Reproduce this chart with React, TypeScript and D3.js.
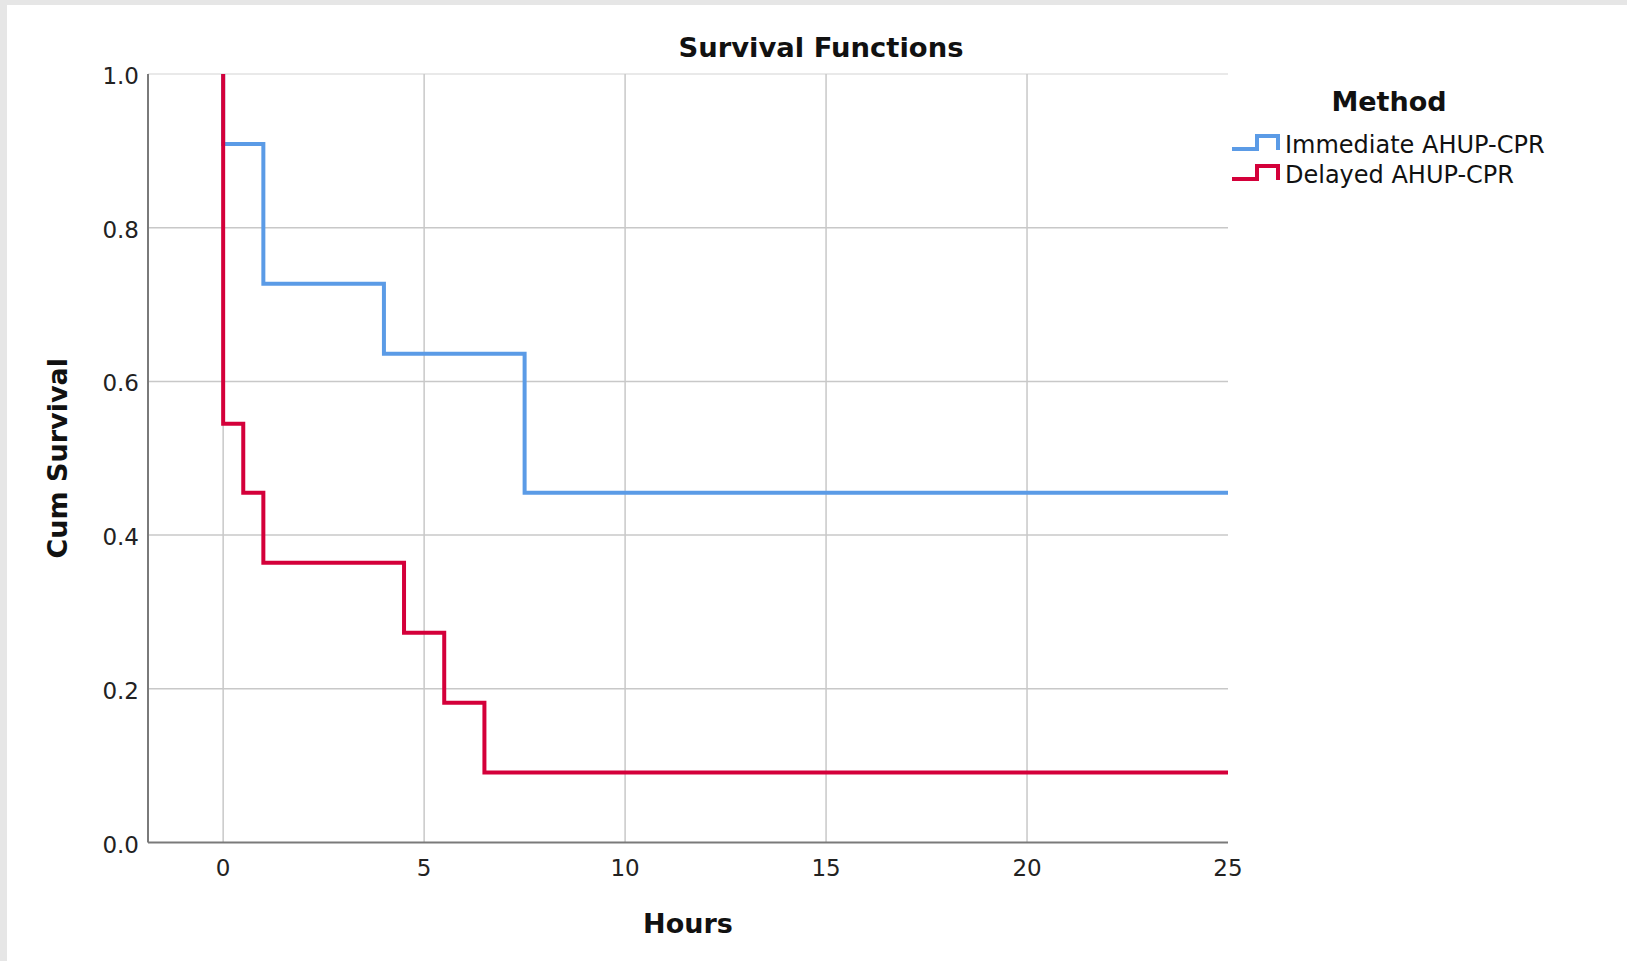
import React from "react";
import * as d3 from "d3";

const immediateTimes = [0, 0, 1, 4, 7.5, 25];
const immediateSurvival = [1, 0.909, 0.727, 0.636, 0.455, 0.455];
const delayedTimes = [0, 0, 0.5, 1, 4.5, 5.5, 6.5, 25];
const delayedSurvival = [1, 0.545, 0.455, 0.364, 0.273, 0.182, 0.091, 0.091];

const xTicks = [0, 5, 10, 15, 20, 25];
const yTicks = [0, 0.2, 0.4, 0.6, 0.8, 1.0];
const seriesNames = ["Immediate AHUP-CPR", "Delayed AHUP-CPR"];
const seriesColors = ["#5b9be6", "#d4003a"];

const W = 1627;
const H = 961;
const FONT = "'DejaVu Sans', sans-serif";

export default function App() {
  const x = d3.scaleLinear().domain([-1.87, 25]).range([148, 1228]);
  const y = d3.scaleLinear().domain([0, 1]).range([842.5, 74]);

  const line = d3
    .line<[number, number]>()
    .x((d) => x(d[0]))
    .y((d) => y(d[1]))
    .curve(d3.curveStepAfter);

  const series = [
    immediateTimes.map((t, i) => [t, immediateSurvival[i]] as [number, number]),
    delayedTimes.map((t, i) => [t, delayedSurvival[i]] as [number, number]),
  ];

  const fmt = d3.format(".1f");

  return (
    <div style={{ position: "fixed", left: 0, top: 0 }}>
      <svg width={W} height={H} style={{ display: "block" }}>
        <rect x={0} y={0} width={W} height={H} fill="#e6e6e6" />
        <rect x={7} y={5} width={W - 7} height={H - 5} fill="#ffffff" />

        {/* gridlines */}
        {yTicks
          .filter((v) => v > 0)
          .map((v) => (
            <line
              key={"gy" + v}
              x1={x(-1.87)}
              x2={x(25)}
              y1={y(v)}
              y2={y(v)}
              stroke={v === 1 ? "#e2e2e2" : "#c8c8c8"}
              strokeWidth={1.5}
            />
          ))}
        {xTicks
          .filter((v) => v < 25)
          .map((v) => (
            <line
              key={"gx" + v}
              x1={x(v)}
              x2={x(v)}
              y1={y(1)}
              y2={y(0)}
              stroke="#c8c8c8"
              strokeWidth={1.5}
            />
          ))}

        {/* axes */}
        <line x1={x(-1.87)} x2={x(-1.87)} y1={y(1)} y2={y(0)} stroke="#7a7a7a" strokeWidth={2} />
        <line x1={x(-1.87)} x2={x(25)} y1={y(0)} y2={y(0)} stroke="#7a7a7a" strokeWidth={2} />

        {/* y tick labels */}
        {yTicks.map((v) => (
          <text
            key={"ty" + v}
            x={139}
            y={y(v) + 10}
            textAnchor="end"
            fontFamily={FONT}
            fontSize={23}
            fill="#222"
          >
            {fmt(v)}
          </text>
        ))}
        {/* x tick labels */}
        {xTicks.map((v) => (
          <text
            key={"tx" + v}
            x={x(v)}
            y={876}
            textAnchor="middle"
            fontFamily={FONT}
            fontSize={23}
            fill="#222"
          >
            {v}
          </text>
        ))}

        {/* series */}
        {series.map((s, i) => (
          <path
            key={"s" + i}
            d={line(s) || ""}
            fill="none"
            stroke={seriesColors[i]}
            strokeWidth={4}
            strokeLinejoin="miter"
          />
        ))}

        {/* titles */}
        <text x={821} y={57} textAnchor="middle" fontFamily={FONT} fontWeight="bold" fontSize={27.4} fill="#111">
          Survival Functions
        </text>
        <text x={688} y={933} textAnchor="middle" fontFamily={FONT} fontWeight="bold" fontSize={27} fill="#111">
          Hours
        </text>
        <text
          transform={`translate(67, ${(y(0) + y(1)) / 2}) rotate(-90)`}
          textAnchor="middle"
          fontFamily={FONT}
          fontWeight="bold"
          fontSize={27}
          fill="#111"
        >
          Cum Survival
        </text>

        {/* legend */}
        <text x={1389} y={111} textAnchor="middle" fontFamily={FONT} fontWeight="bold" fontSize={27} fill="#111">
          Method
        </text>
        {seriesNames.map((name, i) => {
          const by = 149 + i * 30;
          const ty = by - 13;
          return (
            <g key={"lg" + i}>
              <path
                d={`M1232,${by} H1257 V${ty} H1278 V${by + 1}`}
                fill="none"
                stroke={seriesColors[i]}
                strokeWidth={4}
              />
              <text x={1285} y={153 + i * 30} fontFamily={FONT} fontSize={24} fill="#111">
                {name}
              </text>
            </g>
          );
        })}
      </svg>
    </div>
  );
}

● **EXERCISE INSTRUCTIONS**
Reproduce all of the data exactly, omitting each picture it holds.

● **PROBLEM SOLUTION**
Reproduce this chart with React, TypeScript and D3.js.
import React from "react";
import * as d3 from "d3";

const immediateTimes = [0, 0, 1, 4, 7.5, 25];
const immediateSurvival = [1, 0.909, 0.727, 0.636, 0.455, 0.455];
const delayedTimes = [0, 0, 0.5, 1, 4.5, 5.5, 6.5, 25];
const delayedSurvival = [1, 0.545, 0.455, 0.364, 0.273, 0.182, 0.091, 0.091];

const xTicks = [0, 5, 10, 15, 20, 25];
const yTicks = [0, 0.2, 0.4, 0.6, 0.8, 1.0];
const seriesNames = ["Immediate AHUP-CPR", "Delayed AHUP-CPR"];
const seriesColors = ["#5b9be6", "#d4003a"];

const W = 1627;
const H = 961;
const FONT = "'DejaVu Sans', sans-serif";

export default function App() {
  const x = d3.scaleLinear().domain([-1.87, 25]).range([148, 1228]);
  const y = d3.scaleLinear().domain([0, 1]).range([842.5, 74]);

  const line = d3
    .line<[number, number]>()
    .x((d) => x(d[0]))
    .y((d) => y(d[1]))
    .curve(d3.curveStepAfter);

  const series = [
    immediateTimes.map((t, i) => [t, immediateSurvival[i]] as [number, number]),
    delayedTimes.map((t, i) => [t, delayedSurvival[i]] as [number, number]),
  ];

  const fmt = d3.format(".1f");

  return (
    <div style={{ position: "fixed", left: 0, top: 0 }}>
      <svg width={W} height={H} style={{ display: "block" }}>
        <rect x={0} y={0} width={W} height={H} fill="#e6e6e6" />
        <rect x={7} y={5} width={W - 7} height={H - 5} fill="#ffffff" />

        {/* gridlines */}
        {yTicks
          .filter((v) => v > 0)
          .map((v) => (
            <line
              key={"gy" + v}
              x1={x(-1.87)}
              x2={x(25)}
              y1={y(v)}
              y2={y(v)}
              stroke={v === 1 ? "#e2e2e2" : "#c8c8c8"}
              strokeWidth={1.5}
            />
          ))}
        {xTicks
          .filter((v) => v < 25)
          .map((v) => (
            <line
              key={"gx" + v}
              x1={x(v)}
              x2={x(v)}
              y1={y(1)}
              y2={y(0)}
              stroke="#c8c8c8"
              strokeWidth={1.5}
            />
          ))}

        {/* axes */}
        <line x1={x(-1.87)} x2={x(-1.87)} y1={y(1)} y2={y(0)} stroke="#7a7a7a" strokeWidth={2} />
        <line x1={x(-1.87)} x2={x(25)} y1={y(0)} y2={y(0)} stroke="#7a7a7a" strokeWidth={2} />

        {/* y tick labels */}
        {yTicks.map((v) => (
          <text
            key={"ty" + v}
            x={139}
            y={y(v) + 10}
            textAnchor="end"
            fontFamily={FONT}
            fontSize={23}
            fill="#222"
          >
            {fmt(v)}
          </text>
        ))}
        {/* x tick labels */}
        {xTicks.map((v) => (
          <text
            key={"tx" + v}
            x={x(v)}
            y={876}
            textAnchor="middle"
            fontFamily={FONT}
            fontSize={23}
            fill="#222"
          >
            {v}
          </text>
        ))}

        {/* series */}
        {series.map((s, i) => (
          <path
            key={"s" + i}
            d={line(s) || ""}
            fill="none"
            stroke={seriesColors[i]}
            strokeWidth={4}
            strokeLinejoin="miter"
          />
        ))}

        {/* titles */}
        <text x={821} y={57} textAnchor="middle" fontFamily={FONT} fontWeight="bold" fontSize={27.4} fill="#111">
          Survival Functions
        </text>
        <text x={688} y={933} textAnchor="middle" fontFamily={FONT} fontWeight="bold" fontSize={27} fill="#111">
          Hours
        </text>
        <text
          transform={`translate(67, ${(y(0) + y(1)) / 2}) rotate(-90)`}
          textAnchor="middle"
          fontFamily={FONT}
          fontWeight="bold"
          fontSize={27}
          fill="#111"
        >
          Cum Survival
        </text>

        {/* legend */}
        <text x={1389} y={111} textAnchor="middle" fontFamily={FONT} fontWeight="bold" fontSize={27} fill="#111">
          Method
        </text>
        {seriesNames.map((name, i) => {
          const by = 149 + i * 30;
          const ty = by - 13;
          return (
            <g key={"lg" + i}>
              <path
                d={`M1232,${by} H1257 V${ty} H1278 V${by + 1}`}
                fill="none"
                stroke={seriesColors[i]}
                strokeWidth={4}
              />
              <text x={1285} y={153 + i * 30} fontFamily={FONT} fontSize={24} fill="#111">
                {name}
              </text>
            </g>
          );
        })}
      </svg>
    </div>
  );
}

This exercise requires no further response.